David Loeb & Stranded Assets

David Loeb Website

I care if you listen, I don't care if you read. Please click the links to the music, below.

Ganya is for viol da gamba and sho. A sho is an asian harmonica. Typical of David Loeb to pair western Renaissance instruments with ancient instruments from Asia.


Mayumi Miyata, sho; Yukumi Kambe, viola da gamba

Between Sea and Sky

Srdjan Berdovic, Carlo Valte, Mariano Aguirre, guitars

We strand aesthetic assets when we insist that they are anachronisms. Often enough that insistence is something learned. Boulez & Leibowitz issued a diktat and those who did not follow were working against history. Now, it's amusing to observe that some composers, late in life, some now gone, did their best work after subsequent revolutions stranded their aesthetic assets-- minimalism, German noise, microtonal/spectral stranded those who remained faithful to the Boulez diktat.

This doesn't have to be; it comes from learned habits of historical thinking and from our tendency to industrialize everything--turn everything into a business model. I don't mind these industries as long as I can advocate for quiet shadow industries. We can buy into as many industries as we like.

David Loeb defied Boulez' International Style and created his own rich and strange Tokyo-New York international style.

Although David Loeb began composing at the age of six, he destroyed everything he had written prior to beginning his studies at Mannes (not to mention some things written much later). Nevertheless the works written since then now number well over one thousand, and he continues to produce new compositions in diverse media frequently. Moving back and forth between residences in New York and Kyoto and often making shorter trips from both places actually increases his output rather than slowing it down. Changes of climate, cuisine, culture, language, art, and above all music seem to provide considerable stimulation for creativity.

I can testify.
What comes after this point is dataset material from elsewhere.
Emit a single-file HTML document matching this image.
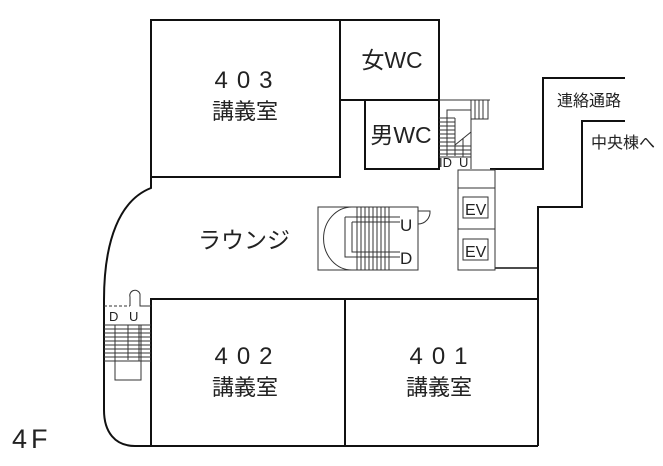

In the 80s, the International Style was beginning to falter. Phillip Johnson made his chippendale ATT building. But I was learned & was taught to love the International Style. I understood the Boulez Diktat. All the same, I owned my love for David Loeb's music. That frisson was postmodern.

I've always loved David Loeb's music, but it's taken 35 years to understand just how deep that goes.

Industries went off-shore and the factories became stranded assets in the rust belt.

People were stranded. The factories were less important than the stranded people. The asset is the laborforce with its skill set.

This is the theme of Kafka's The Hunger Artist. Robert Walser's Der Gehülfe gets around the subject from another angle. Walter Benjamin points out Walser's influenced Kafka, mentioning that in Kafka's work we find many of those curiious "assistants". There is hope, but not for us--for those assistants. Walser, Kafka, Benjamin had an uncanny prescience with regard to where democracy and capitalism would take us.

Some composers never join the revolution. David Loeb is off by himself in his own universe, and I must come out and say that his music slays me.

Fantasy on a Rondeau of Dufay--


Defying the revolution? Perhaps it's defying a business model. Loeb has much in common with Bartok. Loeb salvaged some Bartok assets, and transformed them into his very special thing. Traditional elements from Asian music inform everything he does. Perhaps best to say, "traditional rhetorical elements"? These shape Loeb's music much as Eastern European folk music is in Bartok's blood.

How do assets get stranded? Something to do with Fashion & karma? It took a very interesting and daring person to salvage Barok aesthetic assets by being there (by not spurning that space) and taking it somewhere.

Let's re-purpose a bon mot of Michael Torke, adding the Kafka/Walser twist--"Why leave a good party?"

The pizz passage at the end kills me--

I blame The Business Model. Spare us business models.

Loeb's approach to large scale form seems catch as catch can? I am always dazzled, and left feeling that he succeeds on the large scale by not worrying about it too much. All the gestures are very local, but some have considerably more heft than others. He is so good at transitions, he can wriggle out of anything.

The form has to do with --introducing the tune, --forgetting the tune and --bringing it back. Symboliste form. Sometimes it feels like the intro simply becomes the outro.

There's fauxbourdon. Loeb's music might be a cosmic Fauxbourdon joke on the world. Sad and descending, often Phrygian fauxbourdon.

Loeb's forms come from a tradition of gestures and melodic figurations that are new to us. Jo ha kyu is an example. Because it's alien to me, I can't knew exactly how for it goes in an attempt to understand how Loeb's music works.

Was it a revolution, or was it a business model?

For a few weeks or months we admired the minimalists for defying the academics they defied. The hipster industrial complex has become academic, in turn. It is ensconsed. It has become a business model.

David Loeb went quietly amid the noise and haste and he skipped several revolutions in our fast paced, future-shocked age.